Setelah itu aku melajukan belalang-tempurku ke atas bukit mencari lokasi Telaga Mardido. Telaga Mardido menarik hati untuk dikunjungi. Dengan bertanya kepada beberapa orang --termasuk bertanya kepada sepasang kekasih yang sedang duduk asyik di atas perbukitan menikmati senja-- sampailah aku di Telaga Mardido. Tempatnya tinggi, jalan menuju ke sana berliku-liku dan berkelok-kelok, sebagaimana kisah cintaku.

Telaga Mardido ialah tempat lapang yang terdapat sebuah telaga (sendang/danau) yang mengalirkan air yang jernih dan dingin yang katanya tak pernah kering meskipun musim kemarau. Di lokasi tersebut terdapat beberapa remaja yang mandi di kali. Beberapa kali mereka meloncat ke dalam telaga dari atas sebuah batu.

Ada pula sebuah tenda yang berdiri di area lapang, sepertinya penghuninya nge-camp di situ tadi malam. Dan sungguh, ada sepasang kekasih yang bermain model-modelan: si lelaki memotret gadisnya dengan kamera DSLR, sang gadis bergaya bak model yang tidak berbakat sama sekali.

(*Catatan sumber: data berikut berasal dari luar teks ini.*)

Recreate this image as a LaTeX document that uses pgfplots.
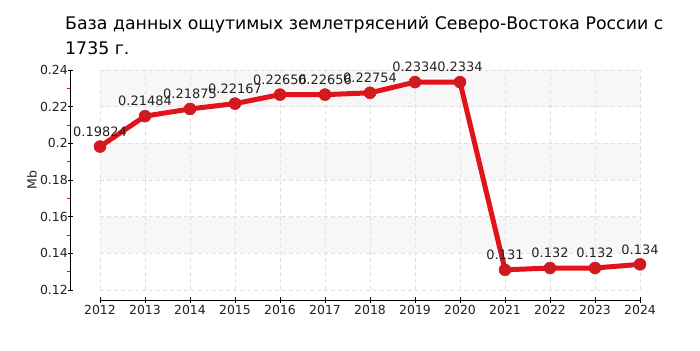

Lalu aku? Aku menikmati pemandangan di situ. Bukit-bukitnya, teraseringnya, perkebunannya, bunga-bunganya, air jernihnya. Tak lupa aku berbincang dengan sang kekasih hati dengan tukang penjual cilok di situ tentang legenda Telaga Mardido yang merupakan tempat nyemplungnya cupu manik astagina yang diperebutkan oleh Sugriwa, Subali, dan Anjani.
Penjelajahan setengah hari ke Air Terjun Jumog dan Telaga Mardido itu menghabiskan uang tak lebih dari Rp 30.000,-.

Piknik takharus mahal juga kulakukan ke Embung Sriten di Gunungkidul. Dengan melewati jalan berbatu, berkelok, dan super ekstrim, aku berhasil sampai di tempat tertinggi di Kabupaten Gunungkidul itu. Menikmati angin laut dan pemandangan panorama Gunungkidul yang berbukit-bukit. Untuk melakukan itu, aku menghabiskan uang kurang dari 20.000,-. 





Piknik ke Gunung Api Nglanggeran di Gunungkidul --dengan nge-camp-- dan berlibur ke Umbul Ponggok di Klaten, kulakukan bersama teman-teman yang sama-sama jomblo, dengan menghabiskan kurang dari Rp 50.000,- Pendakian bersama temen-temen jomblo ke Gunung Merbabu, meskipun cuma sampai di pos tiga, cuma menghabiskan kurang dari Rp 30.000,-

Jadi, mengapa piknik harus mahal? Bagiku, piknik itu yang penting bisa menyegarkan pikiran. Gitu lho, Mblo. Jangan sok sedih. Udah jomblo, kurang piknik lagi. Pikniklah karena piknik takharus mahal.